At its height Matacapán was the center of a diversified regional economy that specialized in industrial-level ceramic production, as evidenced by innumerable and well-preserved pottery kilns that have been uncovered throughout the ancient city. Matacapán also maintained far-flung economic and political links to the giant urban metropolis of Teotihuacán in the central Mexican highlands as well as to the more numerous Maya population centers of the eastern lowlands. More than one hundred enormous earthen mounds comprising the monumental core of the Middle Classic city were mapped by archaeologists during the 1980s. Most of these monuments, however, have been leveled and destroyed by wealthy export tobacco farmers who control the region.

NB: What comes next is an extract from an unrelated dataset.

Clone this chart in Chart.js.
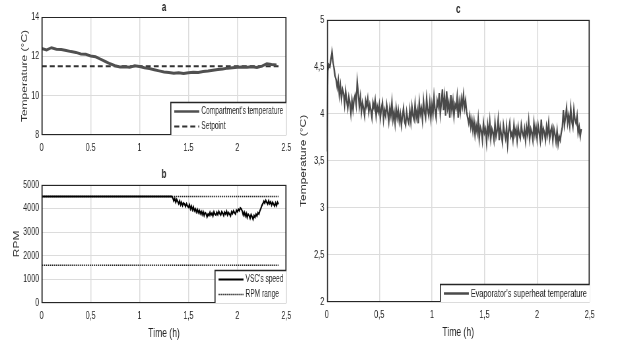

See alsoArchaeology; Mesoamerica.

BIBLIOGRAPHY

Robert S. Santley, Ponciano Ortíz Ceballos, and Christopher A. Pool, "Recent Archaeological Research at Matacapán, Veracruz: A Summary of the 1982 to 1986 Field Seasons," in Mexicon 9 (1987): 41-48.

Thomas W. Killion, "Residential Ethnoarchaeology and Ancient Site Structure: Contemporary Farming and Prehistoric Settlement Agriculture at Matacapán, Veracruz, Mexico," and Robert S. Santley, "A Consideration of the Olmec Phenomenon in the Tuxtlas: Early Formative Settlement Pattern, Land Use, and Refuse Disposal at Matacapán, Veracruz, Mexico," in Gardens of Prehistory: The Archaeology of Settlement Agriculture in Greater Mesoamerica, edited by Thomas W. Killion (1992), pp. 119-149, 150-183.

Additional Bibliography

Santley, Robert S. The Prehistory of the Tuxtlas. Albuquerque: University of New Mexico Press, 2007.

Schwartz, Glenn M. and Steven E Falconer. Archaeological Views from the Countryside: Village Communities in Early Complex Societies. Washington, DC: Smithsonian Institution Press, 1994.

Stark, Barbara L. and Philip J. Arnold. Olmec to Aztec: Settlement Patterns in the Ancient Gulf Lowlands. Tucson: University of Arizona Press, 1997.